Volume 676: debated on Thursday 4 June 2020

Application for emergency debate (Standing Order No. 24)

I seek leave to propose that the House debate a specific and important matter requiring urgent consideration, namely the conduct of House business during the covid-19 pandemic.

I place on the record my appreciation, and that of all Members, for the efforts of Mr Speaker and his Office in keeping us all safe—Members and employees of the House—during this most difficult time. Of course, we debated this matter and divided on it on Tuesday. The sight of Members queuing for that Division was a truly memorable one. As we shuffled round the lawn in Palace Yard waiting to join the queue in Westminster Hall, I could not help but feel that it looked more like exercise hour in a category C prison for white collar criminals than the mother of Parliaments. The implications of the Government’s decision to insist on our physical attendance should have been clear to everyone at that point. Anyone who still harboured any doubts should have had them dispelled by the sight of the Secretary of State for Business, Energy and Industrial Strategy as he struggled to get through his time at the Dispatch Box yesterday.

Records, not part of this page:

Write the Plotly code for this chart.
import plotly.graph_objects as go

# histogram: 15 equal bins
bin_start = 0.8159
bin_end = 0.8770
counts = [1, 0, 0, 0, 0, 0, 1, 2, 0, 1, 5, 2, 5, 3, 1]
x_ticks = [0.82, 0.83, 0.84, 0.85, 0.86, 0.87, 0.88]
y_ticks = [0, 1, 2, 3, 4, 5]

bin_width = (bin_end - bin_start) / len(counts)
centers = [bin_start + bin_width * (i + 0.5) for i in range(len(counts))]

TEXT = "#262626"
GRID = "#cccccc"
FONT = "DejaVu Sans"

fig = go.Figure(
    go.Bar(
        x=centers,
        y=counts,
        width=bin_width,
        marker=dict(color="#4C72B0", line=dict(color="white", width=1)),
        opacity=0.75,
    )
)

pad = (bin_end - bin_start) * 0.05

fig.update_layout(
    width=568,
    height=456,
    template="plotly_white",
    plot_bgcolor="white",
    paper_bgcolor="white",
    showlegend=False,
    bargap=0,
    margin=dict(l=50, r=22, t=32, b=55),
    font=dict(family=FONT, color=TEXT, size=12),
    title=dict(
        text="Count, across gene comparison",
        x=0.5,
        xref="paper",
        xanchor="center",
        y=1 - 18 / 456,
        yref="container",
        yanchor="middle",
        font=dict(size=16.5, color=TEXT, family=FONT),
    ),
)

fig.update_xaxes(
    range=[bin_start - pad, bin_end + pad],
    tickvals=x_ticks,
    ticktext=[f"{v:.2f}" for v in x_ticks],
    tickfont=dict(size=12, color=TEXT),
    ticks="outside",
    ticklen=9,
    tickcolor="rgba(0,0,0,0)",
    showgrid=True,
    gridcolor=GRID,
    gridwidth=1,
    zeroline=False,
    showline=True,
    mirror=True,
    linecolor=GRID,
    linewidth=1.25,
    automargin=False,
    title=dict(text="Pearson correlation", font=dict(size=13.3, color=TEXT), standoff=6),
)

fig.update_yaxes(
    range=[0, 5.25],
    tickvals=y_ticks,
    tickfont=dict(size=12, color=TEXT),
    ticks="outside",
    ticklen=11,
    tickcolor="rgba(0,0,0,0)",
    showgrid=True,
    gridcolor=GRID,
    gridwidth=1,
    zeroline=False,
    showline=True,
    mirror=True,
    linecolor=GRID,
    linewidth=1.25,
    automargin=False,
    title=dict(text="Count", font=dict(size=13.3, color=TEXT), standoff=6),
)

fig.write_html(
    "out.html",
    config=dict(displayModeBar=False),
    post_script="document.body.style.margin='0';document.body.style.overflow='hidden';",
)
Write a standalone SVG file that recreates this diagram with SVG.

It is my earnest prayer that the Secretary of State does not test positive for covid-19, but the result of his test is not really the issue. He illustrated perfectly the way in which we are all subject to pressures to carry on when we should not. Doing so when we are physically present in Westminster exposes ourselves, our families and our constituents to risk. I have no idea how many people the Secretary of State may have had contact with on Tuesday, but it does seem likely that some of them will have returned home after the conclusion of business, blissfully unaware that they could have been in contact with someone who may have been infectious. That is how infection spreads.

The Leader of the House also told us on Tuesday that he would bring forward a motion to allow Members who are shielding to participate remotely. It was later announced that this would be extended to allow such Members to vote by proxy. That did not go ahead yesterday, and the Government have today tabled a different and more restrictive motion on proxy voting that would exclude its being made available to those who are shielding for the benefit of close family members. There has still been no time made available to debate these motions, so the House is given a choice of take it or leave it—as high-handed a fit of pique as any of us are ever likely to see.

One of the first rules of politics is that when you are in a hole, you should stop digging. A debate under Standing Order No. 24 will allow the Government, and the Leader of the House in particular, to explain to the world why they refuse to put down their shovel.

The right hon. Member asks leave to propose a debate on a specific and important matter that should have urgent consideration, namely the matter of the arrangements for the conduct of House business during the covid-19 pandemic. Mr Speaker is satisfied that the matter raised is proper to be discussed under Standing Order No. 24. Has the right hon. Member the leave of the House?

Application agreed to.

Hon. Members do not need to stand, but I take note that there are clearly more than 40 here.

The right hon. Member has obtained the leave of the House. The debate will be held on Monday, and a further statement about timings will be made later in this sitting.